Clear the air, 1MDB urged

Clear the air, 1MDB urged
Prime land: A worker walking past the construction site of 1MDB’s flagship Tun Razak Exchange project site.

PETALING JAYA - MCA Youth has urged 1MDB to reveal details of its transactions in the wake of The Wall Street Journal's allegations against the Prime Minister instead of rebutting with mere denials.

Its chief Senator Chong Sin Woon said detailed information was needed to alleviate public concern as the WSJ report had gone viral.

"Information contained in the WSJ article is indeed very serious.

"When a world-renowned international publication releases such details in its reporting, 1MDB should not just release a simple one-off statement denying the allegations," he said.

He said denials would only fuel media hype and speculation, and not stop rumours from spreading as the WSJ report had been picked up by international news agencies.

Chong said 1MDB should clear the air immediately so as not to jeopardise the reputation of Datuk Seri Najib Tun Razak.

He said in spite of the positive Fitch rating, the WSJ's negative re­­port had tarnished Malaysia's image, its finance system and regulatory bodies.

Reiterating his call to reveal de­­tails of all deals and transactions, Chong urged the people to wait for the authorities to complete in­­ves­tigations.

"Providing detailed information and clarification is better for damage control and alleviate rumblings on the ground," he said.

Chong also called on WSJ to show evidence to justify its "scandalous accusation".

He said WSJ should practise ethical journalism and show the evidence behind its report.

He also asked if the journal was aware of police investigations into Swiss national Xavier Andre Justo's alleged involvement in the tampering of evidence related to the 1MDB controversy.

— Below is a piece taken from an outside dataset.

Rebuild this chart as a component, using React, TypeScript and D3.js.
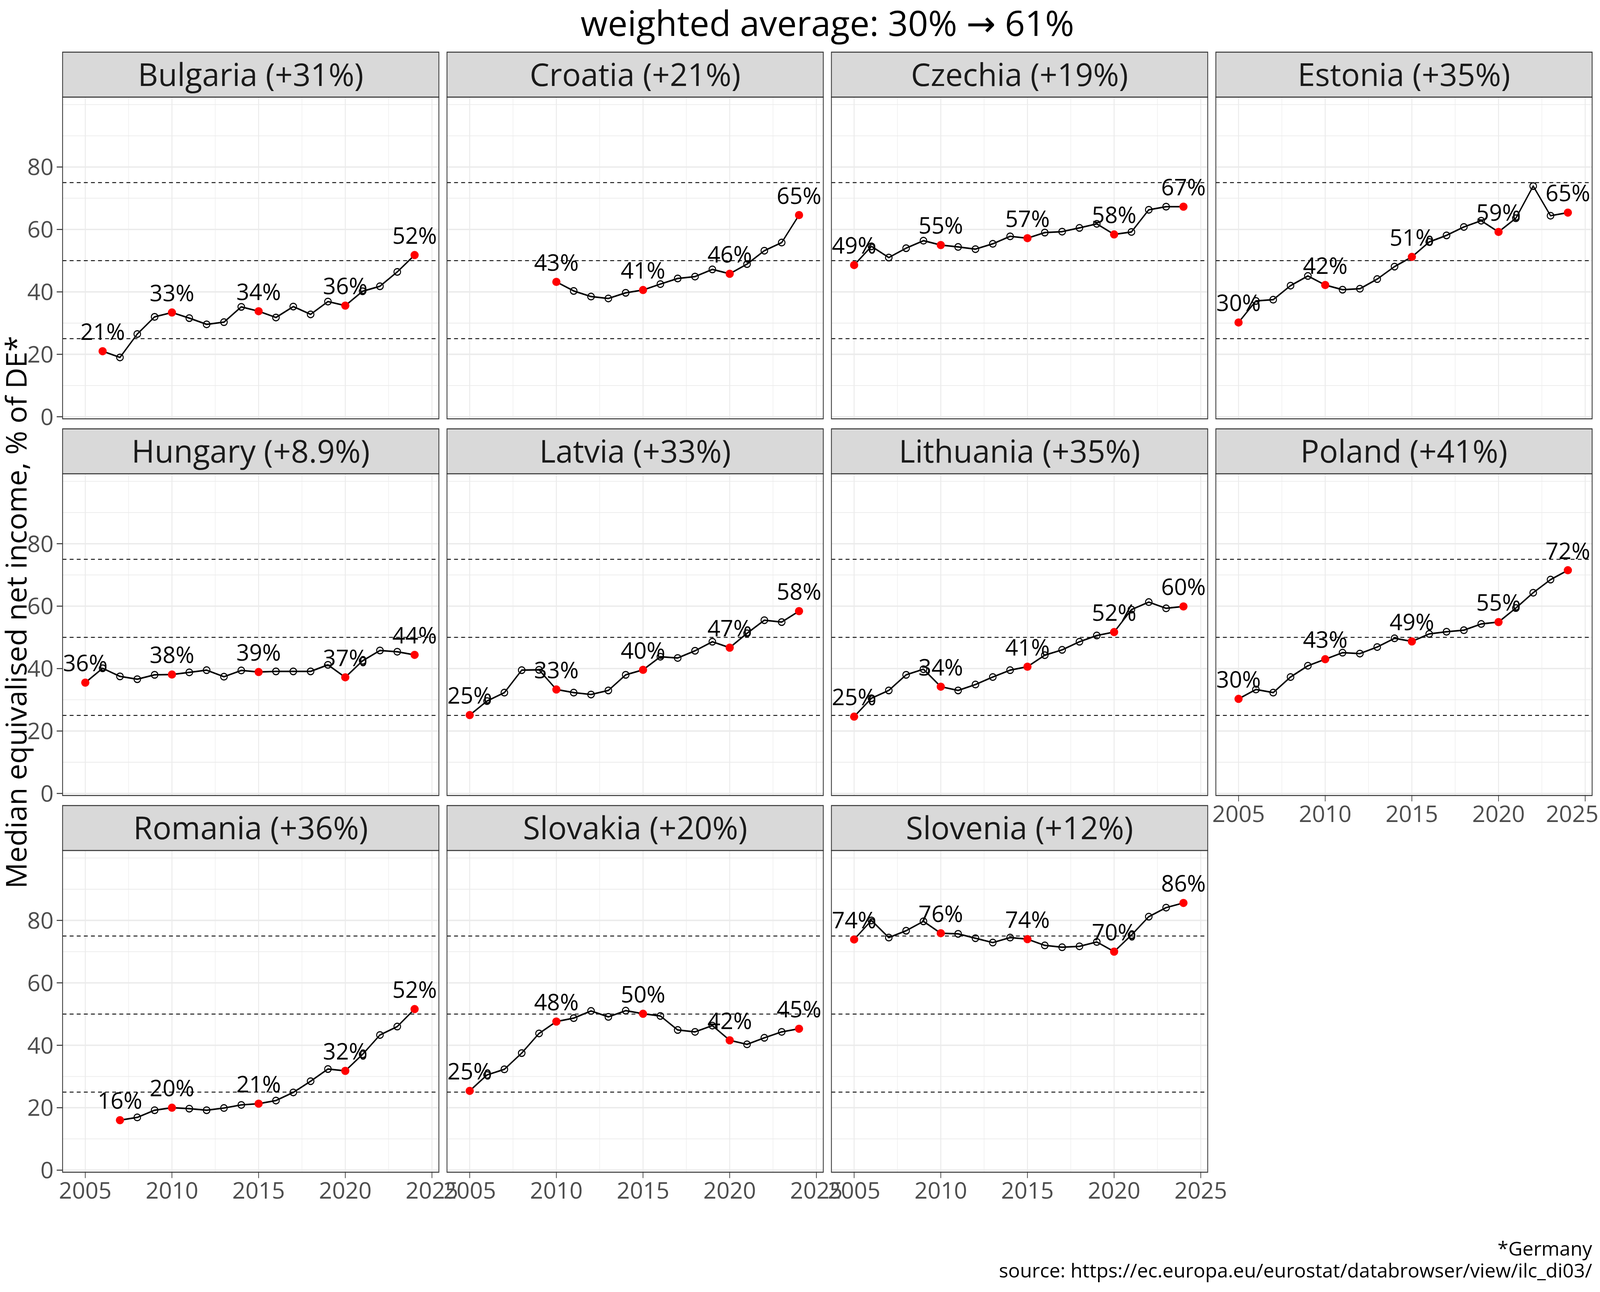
import React, { useEffect, useState } from "react";
import * as d3 from "d3";

// ---------- data ----------
const years = [2005, 2006, 2007, 2008, 2009, 2010, 2011, 2012, 2013, 2014, 2015, 2016, 2017, 2018, 2019, 2020, 2021, 2022, 2023, 2024];

const countries = ["Bulgaria", "Croatia", "Czechia", "Estonia", "Hungary", "Latvia", "Lithuania", "Poland", "Romania", "Slovakia", "Slovenia"];
const changeLabels = ["+31%", "+21%", "+19%", "+35%", "+8.9%", "+33%", "+35%", "+41%", "+36%", "+20%", "+12%"];

const bulgaria = [null, 21.0, 19.0, 26.5, 32.0, 33.4, 31.6, 29.6, 30.3, 35.2, 33.8, 31.8, 35.3, 32.8, 36.9, 35.6, 40.2, 41.8, 46.4, 51.8];
const croatia = [null, null, null, null, null, 43.2, 40.3, 38.5, 37.9, 39.7, 40.6, 42.5, 44.3, 44.9, 47.2, 45.8, 48.9, 53.2, 55.8, 64.6];
const czechia = [48.6, 54.6, 51.0, 54.0, 56.4, 55.0, 54.4, 53.7, 55.4, 57.8, 57.2, 59.0, 59.3, 60.5, 61.8, 58.4, 59.2, 66.3, 67.3, 67.3];
const estonia = [30.2, 37.1, 37.5, 42.0, 45.1, 42.2, 40.7, 41.0, 44.1, 48.1, 51.2, 56.0, 58.1, 60.8, 62.8, 59.2, 63.6, 73.9, 64.4, 65.4];
const hungary = [35.5, 40.1, 37.5, 36.6, 38.0, 38.1, 38.8, 39.5, 37.4, 39.4, 38.9, 39.1, 39.1, 39.1, 41.2, 37.2, 42.5, 45.8, 45.4, 44.4];
const latvia = [25.1, 29.6, 32.3, 39.5, 39.6, 33.3, 32.3, 31.7, 33.0, 38.0, 39.6, 43.8, 43.4, 45.7, 48.6, 46.7, 51.3, 55.5, 54.9, 58.4];
const lithuania = [24.6, 30.5, 33.0, 38.0, 39.8, 34.2, 33.0, 34.9, 37.3, 39.5, 40.6, 44.3, 46.0, 48.6, 50.6, 51.7, 58.9, 61.3, 59.3, 59.9];
const poland = [30.3, 33.3, 32.3, 37.3, 40.9, 43.0, 45.1, 44.8, 46.9, 49.7, 48.7, 51.1, 51.8, 52.3, 54.3, 54.9, 59.4, 64.3, 68.5, 71.5];
const romania = [null, null, 16.0, 16.9, 19.2, 20.0, 19.7, 19.2, 19.9, 20.9, 21.3, 22.3, 24.9, 28.5, 32.4, 31.8, 37.1, 43.3, 46.0, 51.6];
const slovakia = [25.4, 30.5, 32.3, 37.5, 43.8, 47.6, 48.7, 51.0, 49.1, 51.1, 50.1, 49.4, 44.9, 44.3, 46.3, 41.6, 40.3, 42.4, 44.3, 45.3];
const slovenia = [73.9, 80.0, 74.5, 76.7, 79.7, 75.9, 75.7, 74.3, 72.9, 74.5, 74.0, 72.0, 71.4, 71.7, 73.1, 70.0, 75.3, 81.2, 84.1, 85.6];

const seriesValues = [bulgaria, croatia, czechia, estonia, hungary, latvia, lithuania, poland, romania, slovakia, slovenia];

const highlightYears = [2010, 2015, 2020, 2024];
const referenceLines = [25, 50, 75];
const yTicks = [0, 20, 40, 60, 80];
const yMinor = [10, 30, 50, 70, 90, 100];
const xTicks = [2005, 2010, 2015, 2020, 2025];
const xMinor = [2007.5, 2012.5, 2017.5, 2022.5];

const titleText = "weighted average: 30% \u2192 61%";
const yTitle = "Median equivalised net income, % of DE*";
const captionLines = ["*Germany", "source: https://ec.europa.eu/eurostat/databrowser/view/ilc_di03/"];

// ---------- layout ----------
const W = 4960;
const H = 3307;
const FONT = "'Open Sans', 'Noto Sans', 'DejaVu Sans', sans-serif";
const panelLeft0 = 194;
const colPitch = 1191.7;
const panelW = 1166.5;
const stripTop0 = 133.5;
const rowPitch = 964.2;
const stripH = 115;
const panelH = 823.5;
const tickSize = 59;

type TProps = {
  x: number;
  y: number;
  k: number;
  size: number;
  anchor?: "start" | "middle" | "end";
  fill?: string;
  rotate?: number;
  children: React.ReactNode;
};

// text kept undistorted when the viewport aspect differs from the chart's
function T({ x, y, k, size, anchor = "middle", fill = "#000000", rotate = 0, children }: TProps) {
  return (
    <text
      transform={`translate(${x},${y}) scale(${k},1)${rotate ? ` rotate(${rotate})` : ""}`}
      textAnchor={anchor}
      fontFamily={FONT}
      fontSize={size}
      fill={fill}
    >
      {children}
    </text>
  );
}

function Panel({ idx, k }: { idx: number; k: number }) {
  const col = idx % 4;
  const row = Math.floor(idx / 4);
  const left = panelLeft0 + col * colPitch;
  const stripTop = stripTop0 + row * rowPitch;
  const top = stripTop + stripH;
  const bottom = top + panelH;
  const right = left + panelW;

  const x = d3.scaleLinear().domain([2003.69, 2025.4]).range([left, right]);
  const y = d3.scaleLinear().domain([-0.66, 102.4]).range([bottom, top]);

  const vals = seriesValues[idx];
  const pts = years
    .map((yr, i) => ({ yr, v: vals[i] }))
    .filter((d) => d.v !== null) as { yr: number; v: number }[];
  const firstYear = pts[0].yr;
  const isHi = (yr: number) => yr === firstYear || highlightYears.includes(yr);

  const line = d3
    .line<{ yr: number; v: number }>()
    .x((d) => x(d.yr))
    .y((d) => y(d.v));

  const showY = col === 0;
  const showX = row === 2 || (row === 1 && col === 3);
  const clipId = `clip${idx}`;
  const vw = 1 / k; // compensate vertical-line widths
  const halfTickLabel = (tickSize * 2.3 * k) / 2;
  const tickLabelX = (t: number) => Math.min(x(t), W - 4 - halfTickLabel);

  return (
    <g>
      <defs>
        <clipPath id={clipId}>
          <rect x={left} y={top} width={panelW} height={panelH} />
        </clipPath>
      </defs>
      <rect x={left} y={top} width={panelW} height={panelH} fill="#FFFFFF" />
      <g clipPath={`url(#${clipId})`}>
        {yMinor.map((t) => (
          <line key={"ym" + t} x1={left} x2={right} y1={y(t)} y2={y(t)} stroke="#EBEBEB" strokeWidth={1.8} />
        ))}
        {xMinor.map((t) => (
          <line key={"xm" + t} x1={x(t)} x2={x(t)} y1={top} y2={bottom} stroke="#EBEBEB" strokeWidth={1.8 * vw} />
        ))}
        {yTicks.map((t) => (
          <line key={"yM" + t} x1={left} x2={right} y1={y(t)} y2={y(t)} stroke="#EBEBEB" strokeWidth={3.6} />
        ))}
        {xTicks.map((t) => (
          <line key={"xM" + t} x1={x(t)} x2={x(t)} y1={top} y2={bottom} stroke="#EBEBEB" strokeWidth={3.6 * vw} />
        ))}
        {referenceLines.map((r) => (
          <line key={"r" + r} x1={left} x2={right} y1={y(r)} y2={y(r)} stroke="#000000" strokeWidth={2.2} strokeDasharray="12 10" />
        ))}
        <path d={line(pts) || ""} fill="none" stroke="#000000" strokeWidth={4} strokeLinejoin="round" />
        {pts
          .filter((d) => !isHi(d.yr))
          .map((d) => (
            <ellipse key={"o" + d.yr} cx={x(d.yr)} cy={y(d.v)} rx={8.5 * k} ry={8.5} fill="none" stroke="#000000" strokeWidth={3} />
          ))}
        {pts
          .filter((d) => isHi(d.yr))
          .map((d) => (
            <ellipse key={"h" + d.yr} cx={x(d.yr)} cy={y(d.v)} rx={10.5 * k} ry={10.5} fill="#FF0000" />
          ))}
      </g>
      {pts
        .filter((d) => isHi(d.yr))
        .map((d) => (
          <T key={"t" + d.yr} x={x(d.yr)} y={y(d.v) - 29} k={k} size={58}>
            {Math.round(d.v) + "%"}
          </T>
        ))}
      <rect x={left} y={top} width={panelW} height={panelH} fill="none" stroke="#333333" strokeWidth={2.5} />
      <rect x={left} y={stripTop} width={panelW} height={stripH} fill="#D9D9D9" stroke="#333333" strokeWidth={2.5} />
      <T x={(left + right) / 2} y={stripTop + 86.5} k={k} size={80} fill="#1A1A1A">
        {`${countries[idx]} (${changeLabels[idx]})`}
      </T>
      {showY &&
        yTicks.map((t) => (
          <g key={"yt" + t}>
            <line x1={left - 15 * k} x2={left} y1={y(t)} y2={y(t)} stroke="#333333" strokeWidth={2.5} />
            <T x={left - 23 * k} y={y(t) + 21} k={k} size={tickSize} anchor="end" fill="#4D4D4D">
              {t}
            </T>
          </g>
        ))}
      {showX &&
        xTicks.map((t) => (
          <g key={"xt" + t}>
            <line x1={x(t)} x2={x(t)} y1={bottom} y2={bottom + 15} stroke="#333333" strokeWidth={2.5 * vw} />
            <T x={tickLabelX(t)} y={bottom + 68} k={k} size={tickSize} fill="#4D4D4D">
              {t}
            </T>
          </g>
        ))}
    </g>
  );
}

function useViewport() {
  const read = () => ({
    w: typeof window !== "undefined" && window.innerWidth ? window.innerWidth : W,
    h: typeof window !== "undefined" && window.innerHeight ? window.innerHeight : H,
  });
  const [vp, setVp] = useState(read);
  useEffect(() => {
    const on = () => setVp(read());
    window.addEventListener("resize", on);
    on();
    return () => window.removeEventListener("resize", on);
  }, []);
  return vp;
}

export default function App() {
  const vp = useViewport();
  const k = (vp.h / H) / (vp.w / W);
  const plotTop = stripTop0;
  const plotBottom = stripTop0 + 2 * rowPitch + stripH + panelH;
  const plotRight = panelLeft0 + 3 * colPitch + panelW;
  const yMid = (plotTop + plotBottom) / 2;
  return (
    <svg
      width={vp.w}
      height={vp.h}
      viewBox={`0 0 ${W} ${H}`}
      preserveAspectRatio="none"
      style={{ position: "fixed", left: 0, top: 0, background: "#FFFFFF", display: "block" }}
    >
      <rect x={0} y={0} width={W} height={H} fill="#FFFFFF" />
      <T x={(panelLeft0 + plotRight) / 2} y={92} k={k} size={90}>
        {titleText}
      </T>
      <T x={49.5 + 27.5 * k} y={yMid} k={k} size={74} rotate={-90}>
        {yTitle}
      </T>
      {countries.map((c, i) => (
        <Panel key={c} idx={i} k={k} />
      ))}
      {captionLines.map((c, i) => (
        <T key={i} x={plotRight} y={3214 + i * 56} k={k} size={50} anchor="end">
          {c}
        </T>
      ))}
    </svg>
  );
}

"Otherwise, this report is no different than any other articles in tabloids that are bent on sensationalism," he said.


Umno Youth Khairy Jamaluddin Allegations by WSJ is not acceptable because it is not substantiated with concrete evidence.

WSJ report that USD700mil was credited to Najib's accounts was based on the questionable Sarawak Report.

Anyone can make accusations and disclosures, but if there is no concrete evidence, we cannot accept such disclosures.

PJ Utara MP Tony Pua The Prime Minister's Office now claims political sabotage but its carefully worded statement never denied that the US$700mil (S$940 million) went into his personal account?

If it's not true, why beat about the bush? Why not just deny outright that it never existed and was never deposited?

Kota Belud MP Datuk Abdul Rahman Dahlan Wall Street Journal would have sunk to the level of gutter journalism if it failed to show evidence to back its story implicating the Malaysian premier.

It is unbecoming of WSJ to publish such a scandalous and defamatory piece without providing hard evidence.

By quoting an unnamed investigator as a basis of a very defamatory report, WSJ has sunk to the level of gutter journalism … like the Sarawak Report.

Penang Chief Minister and DAP secretary-general Lim Guan Eng Najib must resign if he cannot explain the allegations in WSJ.

Transparency International Malaysia head Datuk Akhbar Satar Let the authorities investigate. Let's not jump to conclusion on mere speculation.

Former prime minister Tun Dr Mahathir Mohamad The Inland Revenue Board must carry out tax audit on Najib, 1MDB executives and businessman Low Taek Jho.

I believe executives of 1MDB and its subsidiaries are paid high salaries. Have they paid taxes on their earnings?

Pokok Sena MP Datuk Mahfuz Omar Najib must sue WSJ if the allegations are false.